* _Task directions_
Records follow. Pull out every line that contains "this".

* _Material shown_
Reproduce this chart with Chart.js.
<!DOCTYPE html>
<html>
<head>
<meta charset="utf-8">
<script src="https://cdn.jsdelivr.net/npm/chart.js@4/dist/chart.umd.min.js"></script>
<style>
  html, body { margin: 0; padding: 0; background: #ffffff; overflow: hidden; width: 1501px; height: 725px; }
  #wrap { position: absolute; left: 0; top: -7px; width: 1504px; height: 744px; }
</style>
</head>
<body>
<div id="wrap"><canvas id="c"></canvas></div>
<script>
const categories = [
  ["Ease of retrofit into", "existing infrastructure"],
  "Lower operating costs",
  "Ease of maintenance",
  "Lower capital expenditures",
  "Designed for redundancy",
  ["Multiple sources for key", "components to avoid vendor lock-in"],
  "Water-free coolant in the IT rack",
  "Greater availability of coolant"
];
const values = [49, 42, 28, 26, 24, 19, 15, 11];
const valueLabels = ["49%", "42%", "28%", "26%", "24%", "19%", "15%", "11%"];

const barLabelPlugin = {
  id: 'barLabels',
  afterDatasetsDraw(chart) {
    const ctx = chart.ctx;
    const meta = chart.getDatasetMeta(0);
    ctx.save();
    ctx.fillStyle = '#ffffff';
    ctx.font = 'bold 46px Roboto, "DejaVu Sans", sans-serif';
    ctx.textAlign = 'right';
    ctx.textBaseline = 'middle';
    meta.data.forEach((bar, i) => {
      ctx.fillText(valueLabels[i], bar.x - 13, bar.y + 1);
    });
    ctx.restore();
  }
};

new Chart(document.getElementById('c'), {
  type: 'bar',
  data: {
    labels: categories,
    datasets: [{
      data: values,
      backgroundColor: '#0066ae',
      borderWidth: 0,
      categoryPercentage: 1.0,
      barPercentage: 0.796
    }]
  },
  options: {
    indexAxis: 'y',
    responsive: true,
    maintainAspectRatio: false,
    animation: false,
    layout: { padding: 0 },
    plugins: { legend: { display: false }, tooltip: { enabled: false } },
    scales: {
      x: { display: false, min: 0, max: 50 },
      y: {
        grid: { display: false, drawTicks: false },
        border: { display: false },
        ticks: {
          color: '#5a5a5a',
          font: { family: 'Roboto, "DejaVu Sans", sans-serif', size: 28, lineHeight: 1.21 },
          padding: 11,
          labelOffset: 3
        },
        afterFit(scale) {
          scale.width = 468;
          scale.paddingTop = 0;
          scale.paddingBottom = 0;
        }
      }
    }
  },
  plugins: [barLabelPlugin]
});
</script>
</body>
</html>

==

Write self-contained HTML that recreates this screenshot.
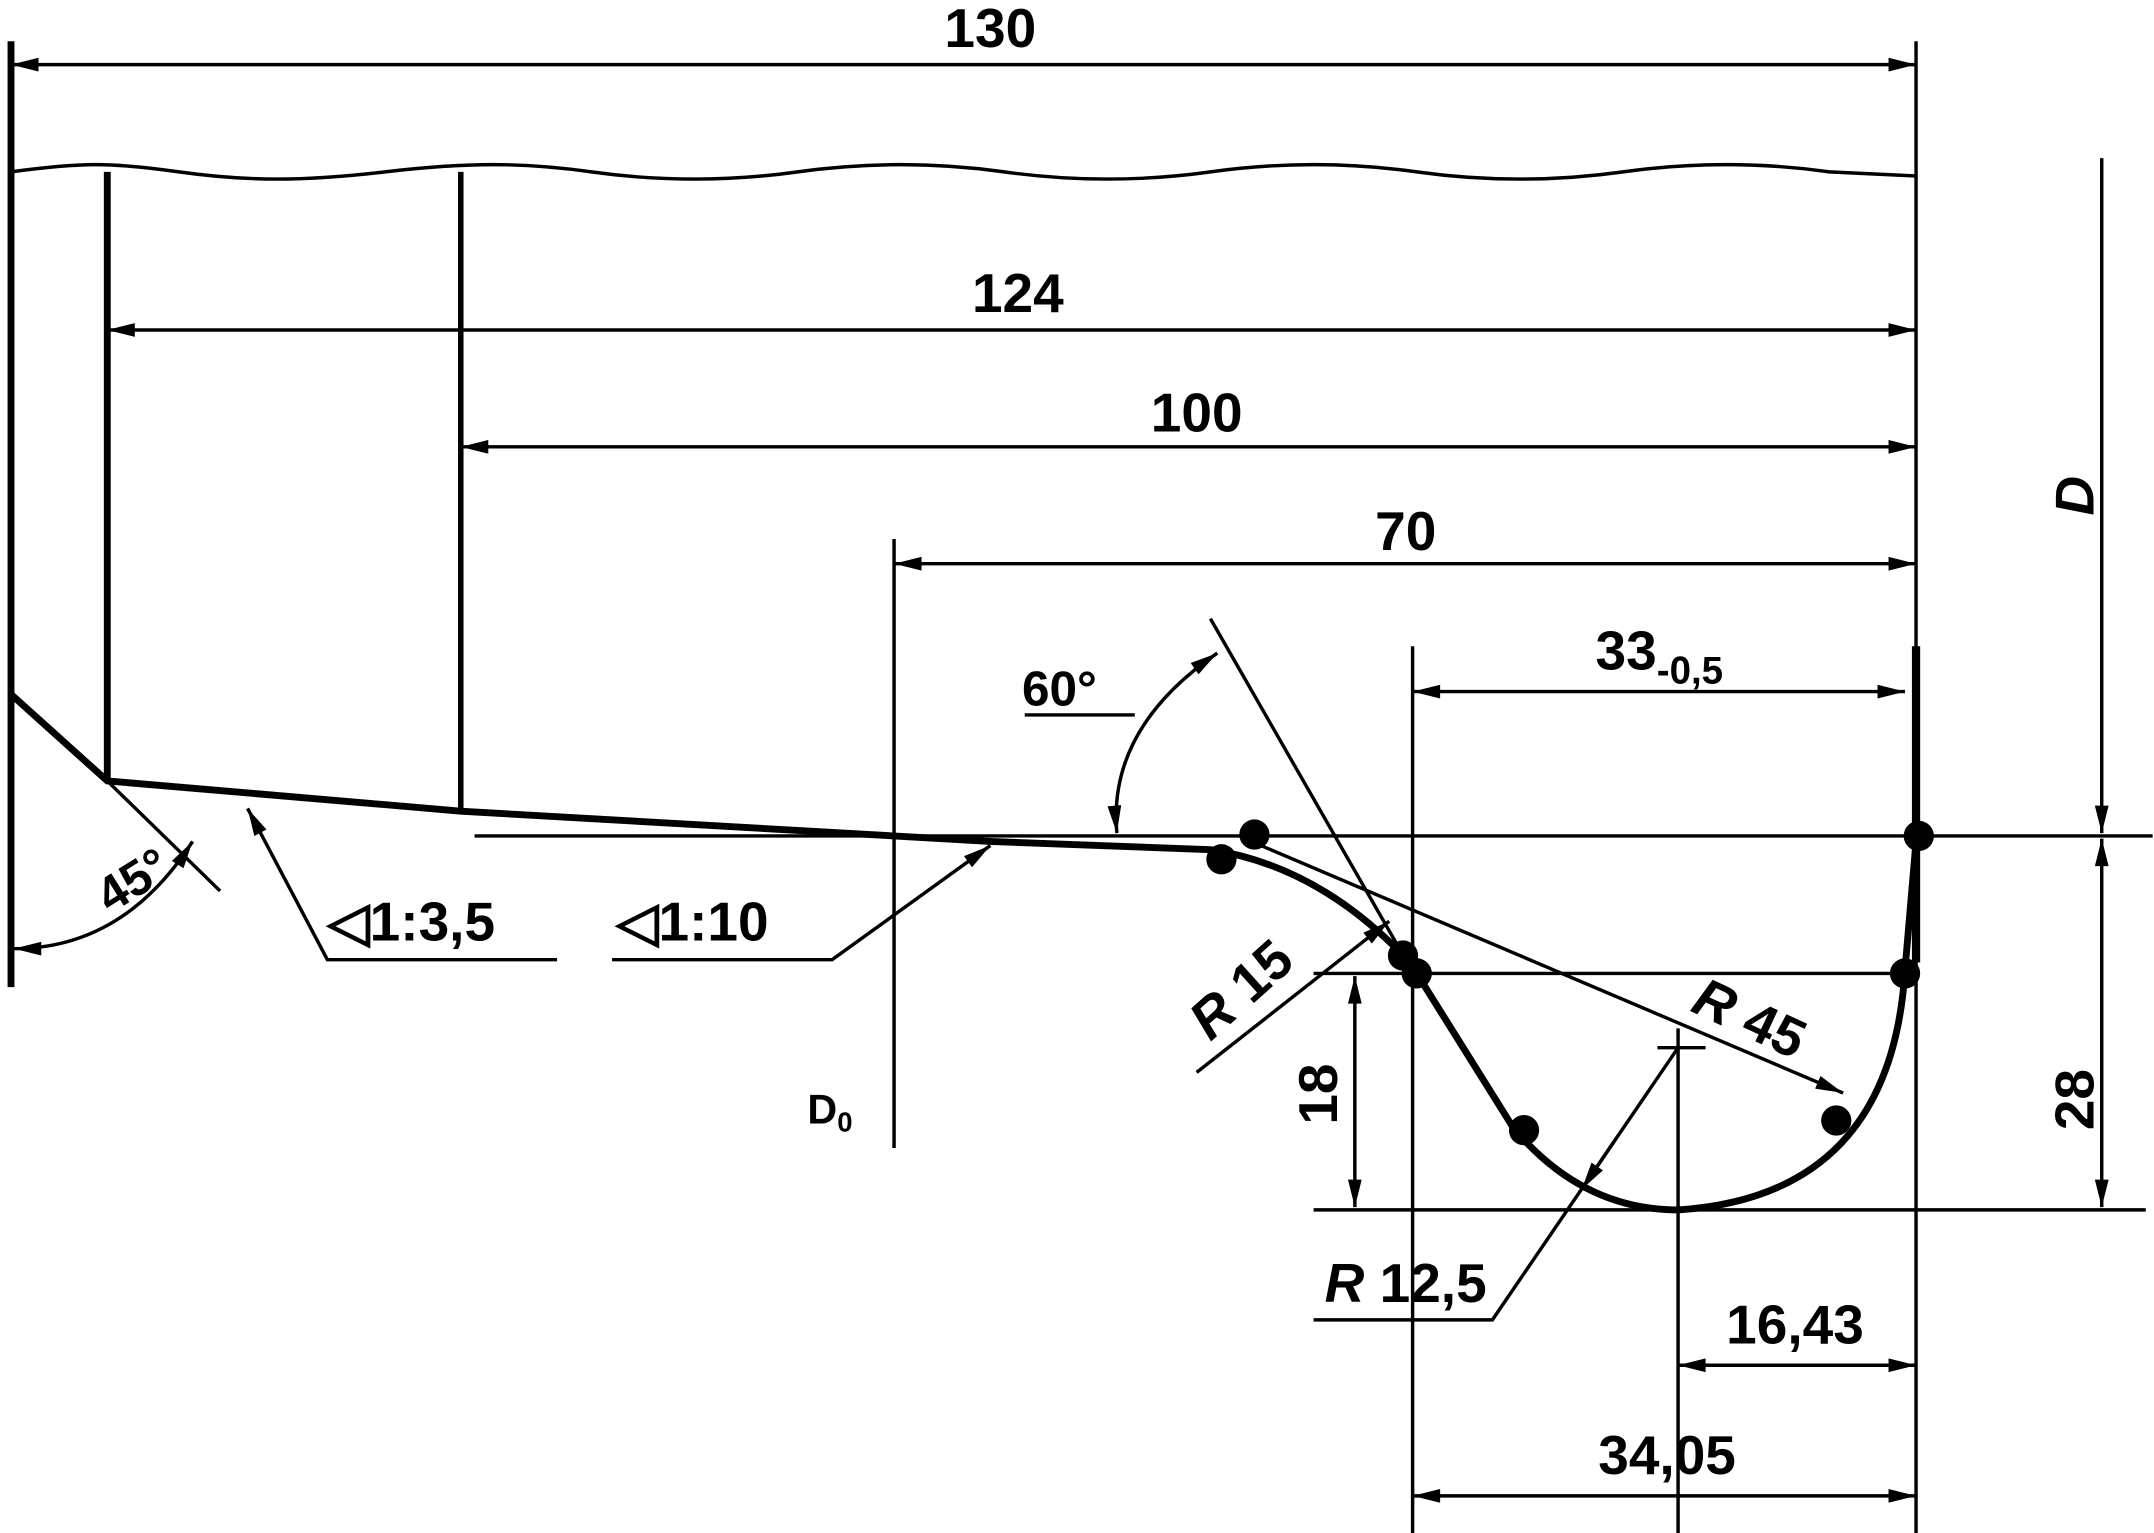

* * *

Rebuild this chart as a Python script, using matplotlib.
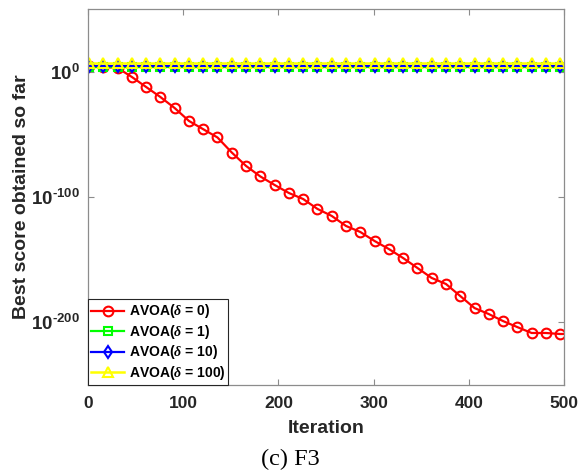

* _Reply to the task_
Reproduce this chart with Chart.js.
Write self-contained HTML that recreates this screenshot.
Rebuild this chart as a Python script, using matplotlib.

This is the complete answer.